Suddenly Mia had a flash of insight, asking Lirian:
“Some positions are close to the business but also highly replaceable.
Test you, what kind of position fits this description?”
(III)
“Customer service? Counter staff?”
After a moment’s thought, the first image popping into Lirian’s mind was Indian call centers.
“They’re close to the frontline business, but the position ceiling is visible to the naked eye.”
“Yes, you’re right. There are also frontline regular salespeople.”
“Huh, how come?”
“For example our company’s sales sell soy sauce.
Frontline sales just do execution,
getting soy sauce onto certain shelves at certain locations.”
“Scientific, that really doesn’t seem to need a high level.”
……
After a moment of silence, Lirian curiously asked:
“Then why are people still willing to do such work?”
“Sales has a high ceiling!
Plus only frontline sales are easily replaceable.
Once you move up in the position and have the capability, you’re scarce.”

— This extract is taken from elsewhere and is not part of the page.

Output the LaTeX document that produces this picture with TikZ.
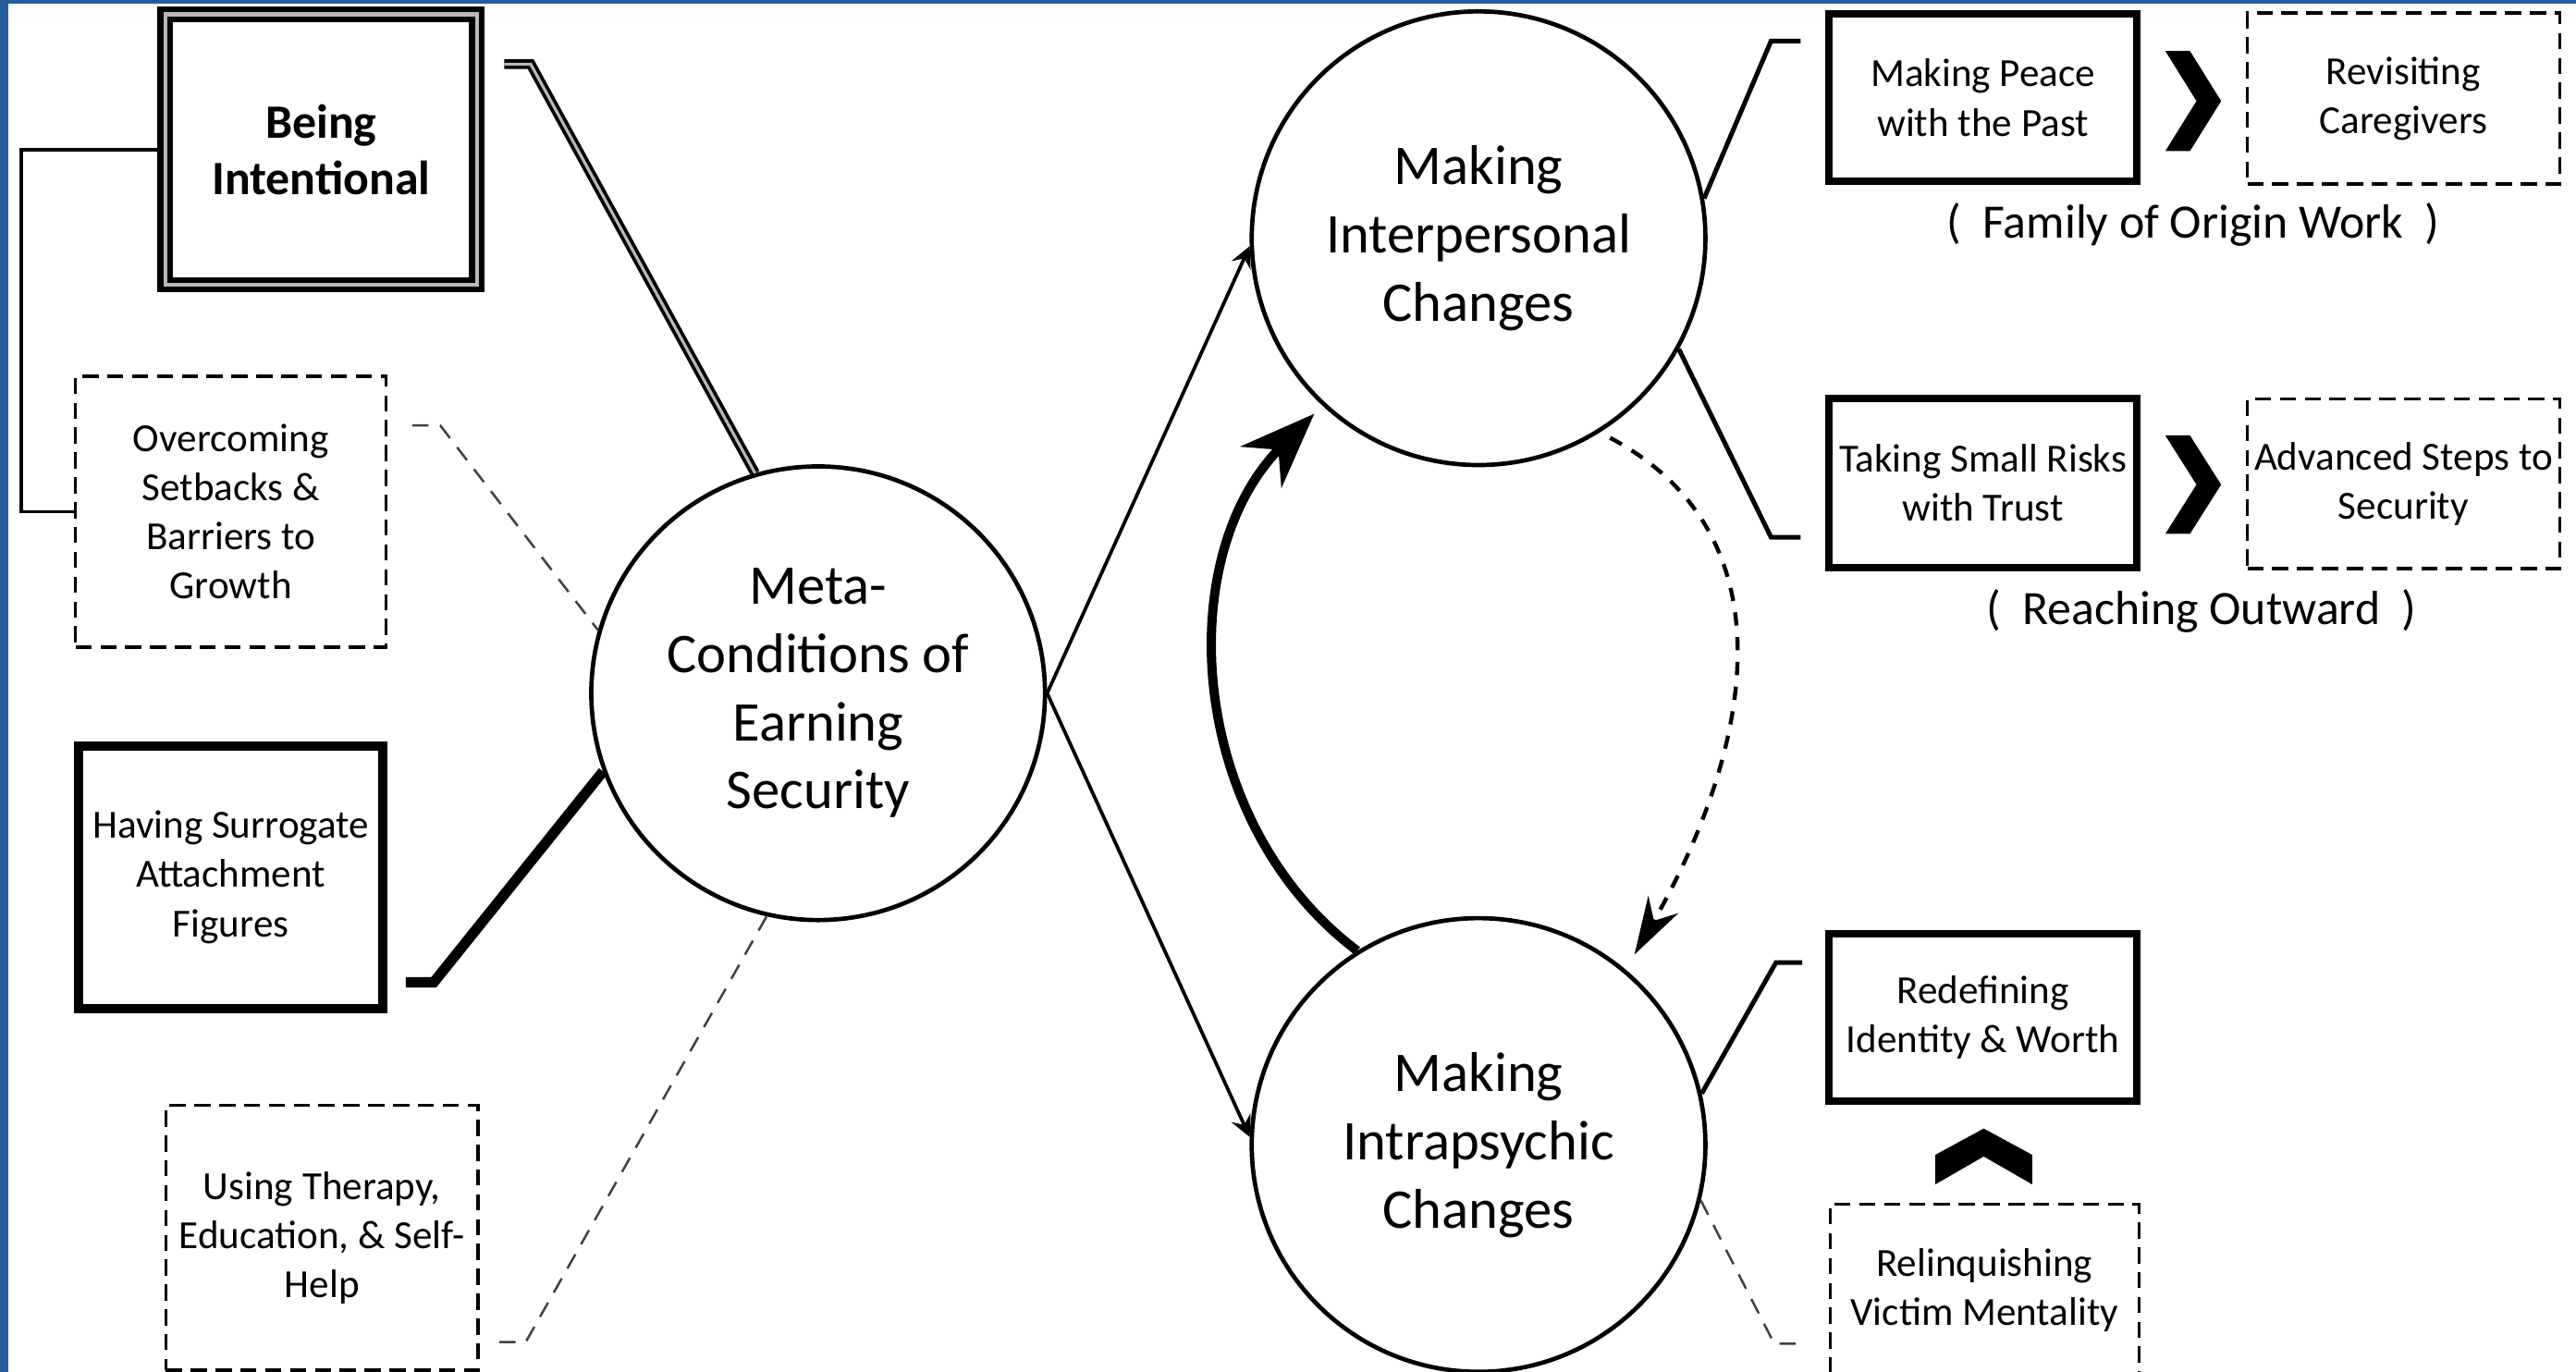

“What about customer service?”
“Uhh…” Mia hesitated,
“Forget it, I’m not them anyway, I don’t know their thoughts.”
(IV)
“So actually every position in a company has a corresponding grade.
Your colleague thought he could get promoted but was rejected, right?
This logic isn’t hard to understand. If he doesn’t get it, forget it, but his supervisor doesn’t get it either?”
“Each person’s starting point is different.
The business team might only see their own team’s situation,
but HRBP can see the whole business line,
we can see the whole company,
and even headquarters can see each country’s situation,
making comparison easier.”
“Mmm, maintaining relative fairness is important.
So it sounds like if you take a bird’s-eye view,
you can naturally generate the grade evaluation for each position across the company and the talent demand?”
“Right, that’s what OD does.”
Hearing another unfamiliar term, Lirian got curious again:
“OD? What does OD mean? On Demand?”
“OD is Organization Development.”
“Oh oh oh, this is strategic-level work.
Then your work sounds promising. Young man, keep at it!”
Lirian patted Mia’s shoulder, painting a beautiful future on her behalf.
(V)
“But for many big companies, eventually
the boss will ask consulting firms to do this part of the work.
We’re on the buyer side; in these situations a vendor is more appropriate.
The so-called ’the visiting monk chants the sutras better.'”
“Yes, when I was looking at SAP business analysis before, it was the same principle.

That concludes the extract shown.